Por lo menos en mi caso, la respuesta a la pregunta de por qué escribo es muy simple: porque me gusta y me hace bien. Pero muchas veces, el detenimiento a reflexionar la razón de por qué lo hago me limita y es allí donde aparecen las trabas e impedimentos recientemente mencionadas. Escribo pero indefectiblemente pienso en lo que el otro va a opinar cuando lo lea, y así, la tarea que era meramente mi fuente de descarga, está supeditada al juicio de algún tercero. Esto no debería importarme, pero lo hace. Entonces estamos ante un problema: disfruto de hacer algo pero cuando llega a las manos de otro (que puede gustarle o no) esa gratificación que la escritura me regaló, se convierte en ansiedad e incertidumbre; vergüenza y estúpida timidez. Por ello, a lo largo de mi vida, descubrí que la única forma de solucionar los problemas es enfrentándolos. Probablemente esta última frase suene a un terrible cliché, pero es de esos clichés buenos, que te sirven para la vida diaria y que realmente tienen la posta. Enfrentarse y no esconderse; bancarse la que venga por más que sea mala, regular o buenísima.(Ojo, no voy a ser tan hipócrita de decir que soy quien enfrenta TODOS los problemas en su vida. Este, es un problema chiquito y por ende, me animo a enfrentarlo).

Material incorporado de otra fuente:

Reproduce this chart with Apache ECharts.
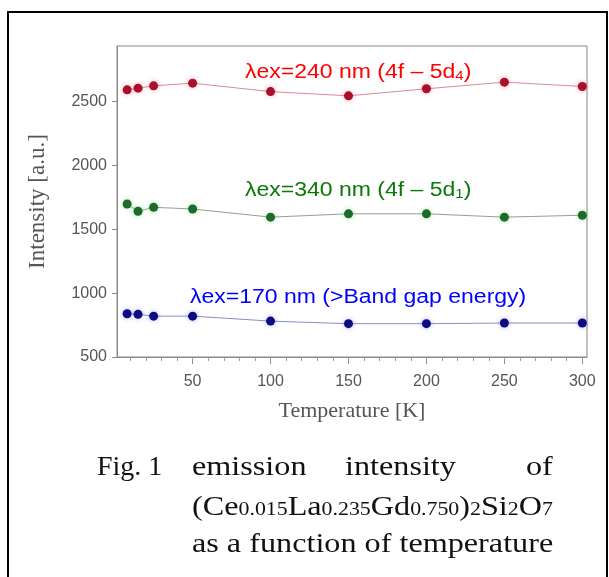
<!DOCTYPE html>
<html>
<head>
<meta charset="utf-8">
<script src="https://cdn.jsdelivr.net/npm/echarts@6/dist/echarts.min.js"></script>
<style>
  html, body { margin: 0; padding: 0; background: #fff; }
  #chart { width: 609px; height: 577px; }
</style>
</head>
<body>
<div id="chart"></div>
<script>
// temperatures [K]
var temps = [8, 15, 25, 50, 100, 150, 200, 250, 300];
// emission intensity [a.u.] per excitation wavelength
var ex240 = [2592, 2605, 2623, 2644, 2578, 2545, 2600, 2652, 2618];
var ex340 = [1698, 1641, 1672, 1659, 1595, 1621, 1621, 1595, 1610];
var ex170 = [839, 834, 820, 820, 781, 761, 761, 766, 766];
// tick values
var yTicks = [500, 1000, 1500, 2000, 2500];
var xMajor = [50, 100, 150, 200, 250, 300];
var xMinor = [10, 20, 30, 40, 50, 60, 70, 80, 90, 100, 110, 120, 130, 140, 150,
  160, 170, 180, 190, 200, 210, 220, 230, 240, 250, 260, 270, 280, 290, 300];

var chart = echarts.init(document.getElementById("chart"));

function pairs(vals) {
  return temps.map(function (t, i) { return [t, vals[i]]; });
}

function makeSeries(name, vals, dot, line, halo) {
  return {
    name: name,
    type: "line",
    xAxisIndex: 0,
    data: pairs(vals),
    symbol: "circle",
    symbolSize: 9,
    lineStyle: { width: 1, color: line },
    itemStyle: { color: dot, shadowBlur: 5, shadowColor: halo },
    emphasis: { disabled: true },
    z: 3
  };
}

var sans = "Liberation Sans";
var serif = "Liberation Serif";
// the original picture is a little wider than tall, texts are stretched
var stretch = 1.15;

function capText(x, y, txt, sx) {
  return {
    type: "text", x: x, y: y, scaleX: sx || stretch,
    style: { text: txt, verticalAlign: "middle", fill: "#111", fontFamily: serif, fontSize: 28 }
  };
}

var option = {
  animation: false,
  grid: {
    left: 117, top: 46, width: 470, height: 311,
    show: true, borderColor: "#8a8a8a", borderWidth: 1
  },
  xAxis: [
    {
      type: "value", min: 1.5, max: 303,
      axisLine: { lineStyle: { color: "#8a8a8a" } },
      axisTick: { show: true, length: 7, customValues: xMajor, lineStyle: { color: "#8a8a8a" } },
      axisLabel: { customValues: xMajor, margin: 17, color: "#555", fontFamily: sans, fontSize: 16 },
      splitLine: { show: false },
      name: "Temperature [K]",
      nameLocation: "middle",
      nameGap: 43,
      nameTextStyle: { color: "#555", fontFamily: serif, fontSize: 22 }
    },
    {
      type: "value", min: 1.5, max: 303, position: "bottom",
      axisLine: { show: false },
      axisTick: { show: true, length: 4, customValues: xMinor, lineStyle: { color: "#9a9a9a" } },
      axisLabel: { show: false },
      splitLine: { show: false }
    }
  ],
  yAxis: {
    type: "value", min: 500, max: 2935,
    axisLine: { show: true, lineStyle: { color: "#8a8a8a" } },
    axisTick: { show: true, length: 5, customValues: yTicks, lineStyle: { color: "#8a8a8a" } },
    axisLabel: {
      customValues: yTicks, margin: 10, color: "#555", fontFamily: sans, fontSize: 16,
      formatter: function (v) { return String(v); }
    },
    splitLine: { show: false },
    name: "Intensity [a.u.]",
    nameLocation: "middle",
    nameRotate: 90,
    nameGap: 68,
    nameTextStyle: { color: "#555", fontFamily: serif, fontSize: 23 }
  },
  graphic: [
    {
      type: "rect", silent: true,
      shape: { x: 8, y: 12, width: 599, height: 600 },
      style: { fill: "none", stroke: "#000", lineWidth: 2 }
    },
    {
      type: "text", x: 245, y: 72, scaleX: stretch,
      style: {
        text: "{a|λex=240 nm (4f – 5d}{s|4}{a|)}",
        verticalAlign: "middle",
        rich: {
          a: { fill: "#ff0000", fontFamily: sans, fontSize: 20 },
          s: { fill: "#ff0000", fontFamily: sans, fontSize: 13, verticalAlign: "bottom", padding: [8, 0, 0, 0] }
        }
      }
    },
    {
      type: "text", x: 245, y: 190, scaleX: stretch,
      style: {
        text: "{a|λex=340 nm (4f – 5d}{s|1}{a|)}",
        verticalAlign: "middle",
        rich: {
          a: { fill: "#0a780a", fontFamily: sans, fontSize: 20 },
          s: { fill: "#0a780a", fontFamily: sans, fontSize: 13, verticalAlign: "bottom", padding: [8, 0, 0, 0] }
        }
      }
    },
    {
      type: "text", x: 190, y: 297, scaleX: stretch,
      style: {
        text: "λex=170 nm (>Band gap energy)",
        verticalAlign: "middle",
        fill: "#0000ff", fontFamily: sans, fontSize: 20
      }
    },
    // caption
    capText(97, 468, "Fig. 1", 1),
    capText(192, 468, "emission"),
    capText(345, 468, "intensity"),
    capText(526, 468, "of"),
    {
      type: "text", x: 192, y: 508, scaleX: stretch,
      style: {
        text: "{a|(Ce}{s|0.015}{a|La}{s|0.235}{a|Gd}{s|0.750}{a|)}{s|2}{a|Si}{s|2}{a|O}{s|7}",
        verticalAlign: "middle",
        rich: {
          a: { fill: "#111", fontFamily: serif, fontSize: 28 },
          s: { fill: "#111", fontFamily: serif, fontSize: 19, verticalAlign: "bottom", padding: [0, 0, 2, 0] }
        }
      }
    },
    capText(192, 545, "as a function of temperature")
  ],
  series: [
    makeSeries("240", ex240, "#a8102c", "#d98a95", "rgba(255,60,80,0.45)"),
    makeSeries("340", ex340, "#1d6a2a", "#8fa38f", "rgba(60,200,60,0.45)"),
    makeSeries("170", ex170, "#0c0c80", "#8a8ad0", "rgba(60,60,255,0.4)")
  ]
};

chart.setOption(option);
</script>
</body>
</html>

Todo esto está indudablemente ligado a la inconstancia emocional; algún día estás inspirado y te gusta lo que escribís y hay otros en que no se te cae una sola idea y sentís que no servís para nada. Así soy yo: un día me quiero y al otro me odio. Es por esto mismo, que me obligo a crear un blog al que denominé "La Blogo- Thérapie" por razones más que evidentes -no sólo por mi profunda obsesión con la cultura francesa-; sino porque, como explicité antes, a mí, escribir me sana. Independientemente de cuántas personas lo visiten, y de mi habilidad para promocionarlo, ya que no estoy muy familiarizada con el manejo de estas páginas, aquí se podrán ver volcados: pensamientos (buenos), narraciones (desde cuentitos, haikus, poesías, escenas de la trivialidad) y demás.
Espero no pecar de inconstante, que es una forma refinada de llamarme vaga, y darle curso a la imaginación que es, después de la realidad, lo más lindo que tenemos.